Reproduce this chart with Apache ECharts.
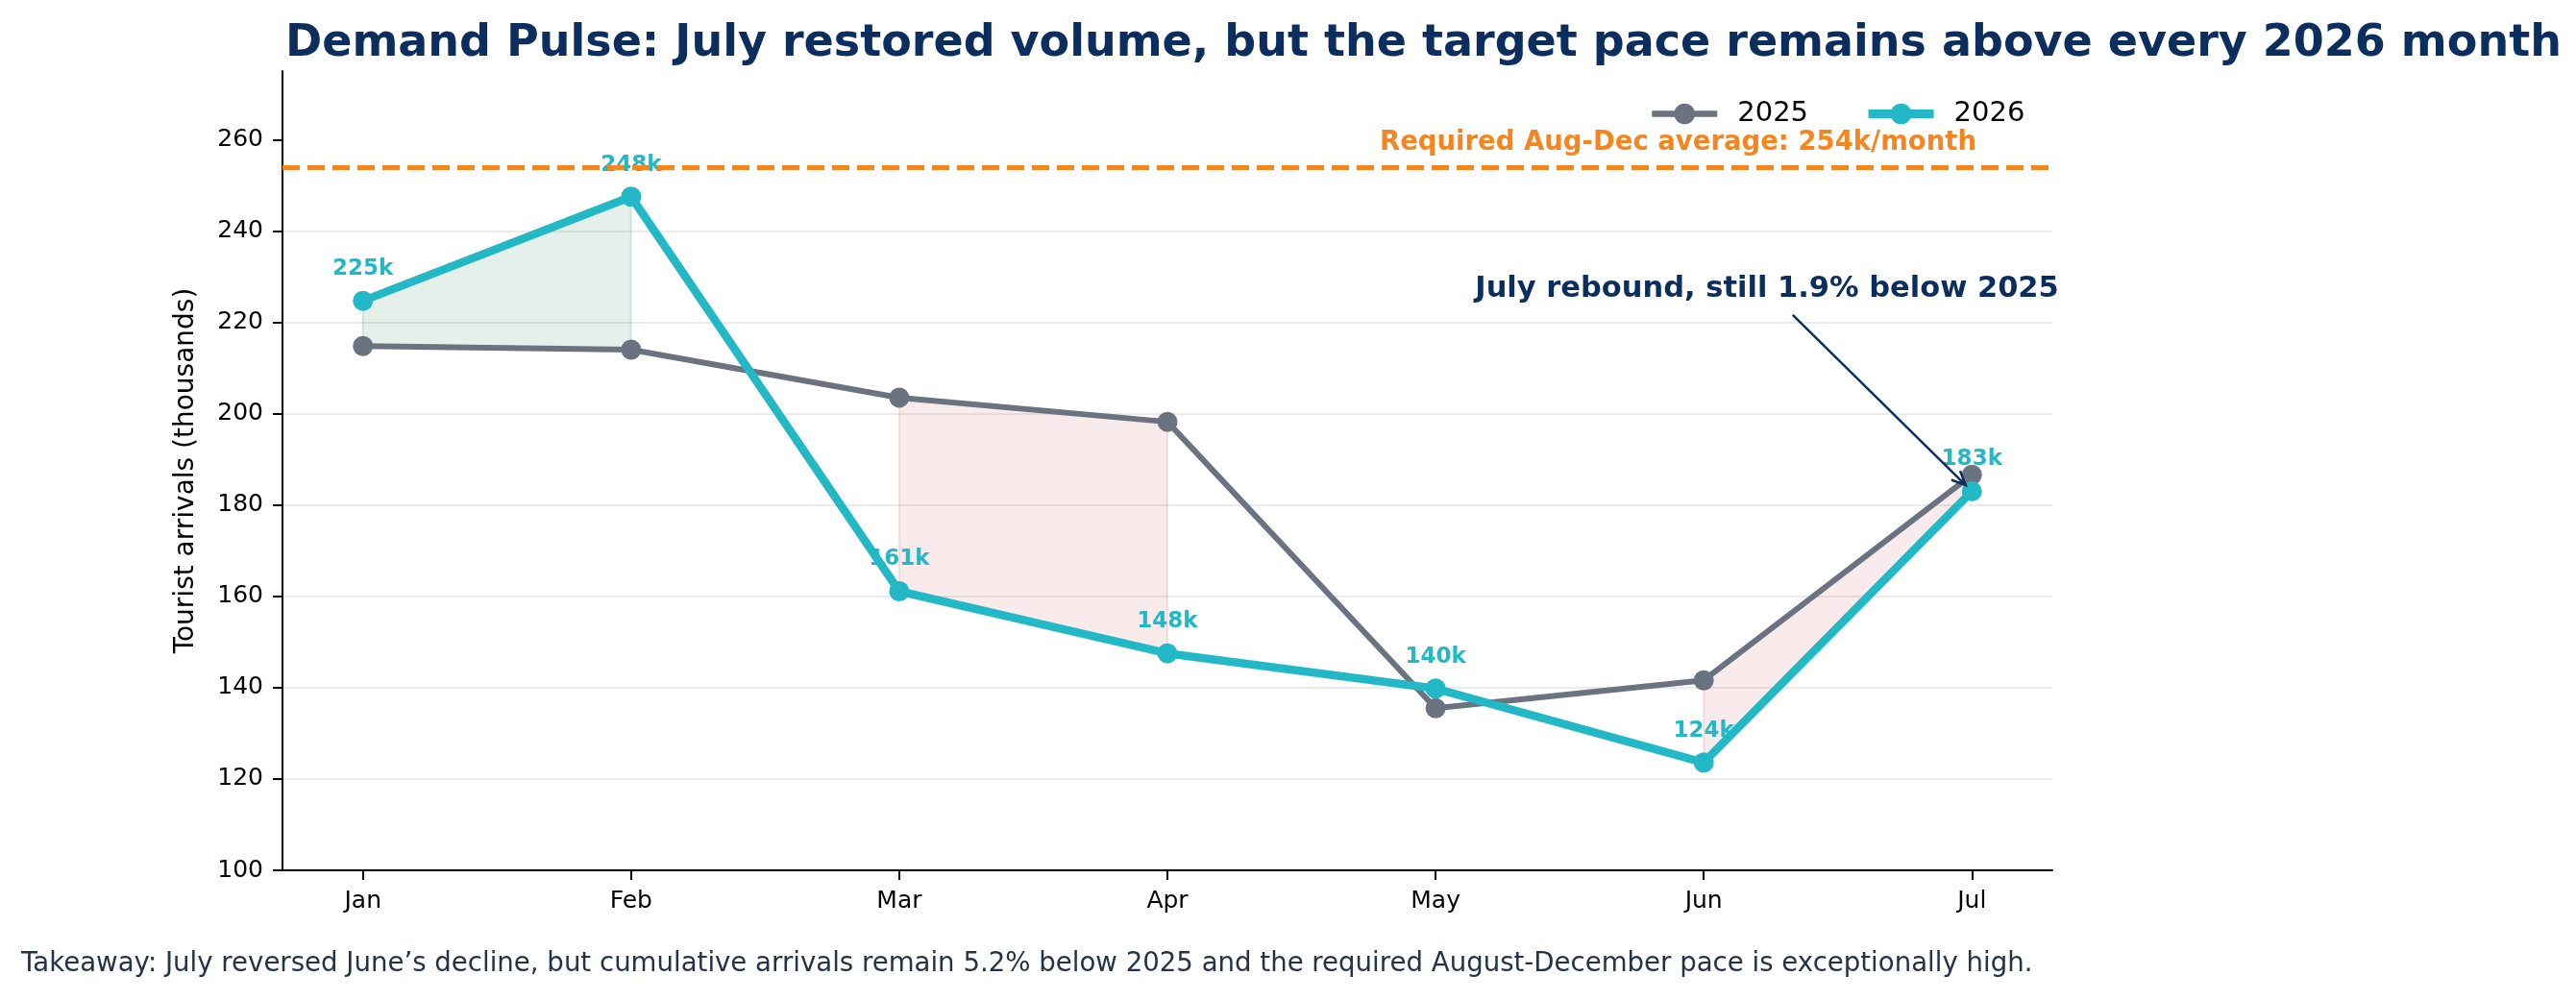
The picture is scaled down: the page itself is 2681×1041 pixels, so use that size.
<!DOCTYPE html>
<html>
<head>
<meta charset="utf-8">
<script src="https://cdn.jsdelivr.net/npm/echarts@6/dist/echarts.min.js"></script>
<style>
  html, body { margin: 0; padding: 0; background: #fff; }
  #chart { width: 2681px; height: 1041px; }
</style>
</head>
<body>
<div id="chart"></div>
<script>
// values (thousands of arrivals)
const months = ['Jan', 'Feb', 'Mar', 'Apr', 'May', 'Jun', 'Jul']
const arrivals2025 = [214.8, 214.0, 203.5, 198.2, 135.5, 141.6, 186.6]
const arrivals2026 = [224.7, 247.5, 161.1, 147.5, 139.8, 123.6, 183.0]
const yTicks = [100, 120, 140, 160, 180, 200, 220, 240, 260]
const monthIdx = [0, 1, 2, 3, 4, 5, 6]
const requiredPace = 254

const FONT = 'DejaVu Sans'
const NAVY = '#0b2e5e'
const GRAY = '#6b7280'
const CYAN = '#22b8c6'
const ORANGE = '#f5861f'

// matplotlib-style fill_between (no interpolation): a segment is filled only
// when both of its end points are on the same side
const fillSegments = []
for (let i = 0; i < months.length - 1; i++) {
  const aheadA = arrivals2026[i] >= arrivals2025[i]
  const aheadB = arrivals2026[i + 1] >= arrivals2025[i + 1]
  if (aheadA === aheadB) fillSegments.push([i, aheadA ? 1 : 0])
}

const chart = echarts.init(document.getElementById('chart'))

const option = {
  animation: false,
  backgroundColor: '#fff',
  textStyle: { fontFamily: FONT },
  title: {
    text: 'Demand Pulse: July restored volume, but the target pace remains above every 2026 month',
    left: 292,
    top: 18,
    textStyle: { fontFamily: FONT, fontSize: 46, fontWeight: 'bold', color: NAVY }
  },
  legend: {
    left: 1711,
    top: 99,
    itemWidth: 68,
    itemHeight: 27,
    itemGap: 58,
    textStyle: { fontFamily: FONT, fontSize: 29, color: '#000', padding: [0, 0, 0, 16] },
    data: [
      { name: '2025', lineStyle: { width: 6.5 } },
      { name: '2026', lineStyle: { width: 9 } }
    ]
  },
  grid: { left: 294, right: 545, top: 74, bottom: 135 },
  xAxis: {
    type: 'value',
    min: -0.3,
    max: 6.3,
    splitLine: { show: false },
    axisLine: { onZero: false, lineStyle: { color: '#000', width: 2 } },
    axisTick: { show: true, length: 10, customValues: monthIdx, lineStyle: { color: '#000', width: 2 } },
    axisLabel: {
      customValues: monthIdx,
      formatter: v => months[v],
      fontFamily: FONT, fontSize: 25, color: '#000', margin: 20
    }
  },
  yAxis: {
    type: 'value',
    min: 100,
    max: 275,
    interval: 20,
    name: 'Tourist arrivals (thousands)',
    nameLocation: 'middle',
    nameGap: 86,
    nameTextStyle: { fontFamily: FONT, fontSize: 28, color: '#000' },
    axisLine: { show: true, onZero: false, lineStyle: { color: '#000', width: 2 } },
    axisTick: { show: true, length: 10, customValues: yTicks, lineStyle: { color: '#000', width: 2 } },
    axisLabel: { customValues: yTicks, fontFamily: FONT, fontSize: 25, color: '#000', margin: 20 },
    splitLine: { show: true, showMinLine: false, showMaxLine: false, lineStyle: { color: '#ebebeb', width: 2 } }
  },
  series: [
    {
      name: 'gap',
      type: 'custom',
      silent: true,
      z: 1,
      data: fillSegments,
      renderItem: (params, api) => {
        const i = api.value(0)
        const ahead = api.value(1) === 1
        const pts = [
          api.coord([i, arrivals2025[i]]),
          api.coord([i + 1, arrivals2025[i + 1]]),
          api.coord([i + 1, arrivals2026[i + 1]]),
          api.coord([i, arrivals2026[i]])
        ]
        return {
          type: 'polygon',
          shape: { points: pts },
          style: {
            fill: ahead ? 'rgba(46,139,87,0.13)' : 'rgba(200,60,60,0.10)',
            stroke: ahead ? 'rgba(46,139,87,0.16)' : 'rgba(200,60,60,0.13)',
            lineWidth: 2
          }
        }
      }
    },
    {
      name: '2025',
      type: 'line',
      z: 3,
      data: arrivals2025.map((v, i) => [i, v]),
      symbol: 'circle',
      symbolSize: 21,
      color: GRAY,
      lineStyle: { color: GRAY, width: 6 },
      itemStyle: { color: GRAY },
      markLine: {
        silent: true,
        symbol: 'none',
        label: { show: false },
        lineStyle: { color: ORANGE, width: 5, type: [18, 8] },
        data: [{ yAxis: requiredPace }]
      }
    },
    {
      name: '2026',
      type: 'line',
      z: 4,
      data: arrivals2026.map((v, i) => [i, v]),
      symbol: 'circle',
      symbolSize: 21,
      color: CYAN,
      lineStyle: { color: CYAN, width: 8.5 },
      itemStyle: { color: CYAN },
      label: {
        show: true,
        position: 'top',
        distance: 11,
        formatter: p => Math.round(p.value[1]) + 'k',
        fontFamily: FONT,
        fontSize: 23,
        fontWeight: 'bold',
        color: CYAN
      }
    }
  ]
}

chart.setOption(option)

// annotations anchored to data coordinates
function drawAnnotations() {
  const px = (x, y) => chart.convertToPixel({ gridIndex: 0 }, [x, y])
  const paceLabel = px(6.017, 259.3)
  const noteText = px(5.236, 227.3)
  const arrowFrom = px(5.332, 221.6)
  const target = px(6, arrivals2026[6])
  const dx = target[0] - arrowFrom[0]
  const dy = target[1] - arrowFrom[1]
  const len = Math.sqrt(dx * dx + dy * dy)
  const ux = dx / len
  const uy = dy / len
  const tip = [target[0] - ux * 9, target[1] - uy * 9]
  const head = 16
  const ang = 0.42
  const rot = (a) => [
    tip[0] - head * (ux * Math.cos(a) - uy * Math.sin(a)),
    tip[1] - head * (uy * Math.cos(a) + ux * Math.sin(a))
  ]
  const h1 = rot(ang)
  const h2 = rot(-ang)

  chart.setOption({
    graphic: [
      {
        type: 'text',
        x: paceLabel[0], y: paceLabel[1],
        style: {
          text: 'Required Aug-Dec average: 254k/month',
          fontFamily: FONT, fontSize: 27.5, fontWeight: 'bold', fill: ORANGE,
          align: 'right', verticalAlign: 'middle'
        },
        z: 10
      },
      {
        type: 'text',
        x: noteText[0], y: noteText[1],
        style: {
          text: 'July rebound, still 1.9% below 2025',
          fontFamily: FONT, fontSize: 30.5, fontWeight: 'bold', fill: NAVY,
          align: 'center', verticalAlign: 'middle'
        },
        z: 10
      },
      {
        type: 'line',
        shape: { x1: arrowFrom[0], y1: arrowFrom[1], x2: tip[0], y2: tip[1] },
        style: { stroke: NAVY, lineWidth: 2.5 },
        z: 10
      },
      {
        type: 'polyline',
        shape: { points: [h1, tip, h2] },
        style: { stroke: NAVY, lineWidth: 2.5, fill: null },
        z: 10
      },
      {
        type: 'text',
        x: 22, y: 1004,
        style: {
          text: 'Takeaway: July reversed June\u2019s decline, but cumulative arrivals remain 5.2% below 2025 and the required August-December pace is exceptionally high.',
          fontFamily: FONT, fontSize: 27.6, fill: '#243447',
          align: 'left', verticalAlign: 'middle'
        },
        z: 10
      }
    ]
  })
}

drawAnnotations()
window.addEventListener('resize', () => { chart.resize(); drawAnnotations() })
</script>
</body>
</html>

****************************************

* Short exercise: Your task is to return the lines above, from the first one up to and including the line containing "const requiredPace = 254", minus any pictures.

* Result:
Reproduce this chart with Apache ECharts.
The picture is scaled down: the page itself is 2681×1041 pixels, so use that size.
<!DOCTYPE html>
<html>
<head>
<meta charset="utf-8">
<script src="https://cdn.jsdelivr.net/npm/echarts@6/dist/echarts.min.js"></script>
<style>
  html, body { margin: 0; padding: 0; background: #fff; }
  #chart { width: 2681px; height: 1041px; }
</style>
</head>
<body>
<div id="chart"></div>
<script>
// values (thousands of arrivals)
const months = ['Jan', 'Feb', 'Mar', 'Apr', 'May', 'Jun', 'Jul']
const arrivals2025 = [214.8, 214.0, 203.5, 198.2, 135.5, 141.6, 186.6]
const arrivals2026 = [224.7, 247.5, 161.1, 147.5, 139.8, 123.6, 183.0]
const yTicks = [100, 120, 140, 160, 180, 200, 220, 240, 260]
const monthIdx = [0, 1, 2, 3, 4, 5, 6]
const requiredPace = 254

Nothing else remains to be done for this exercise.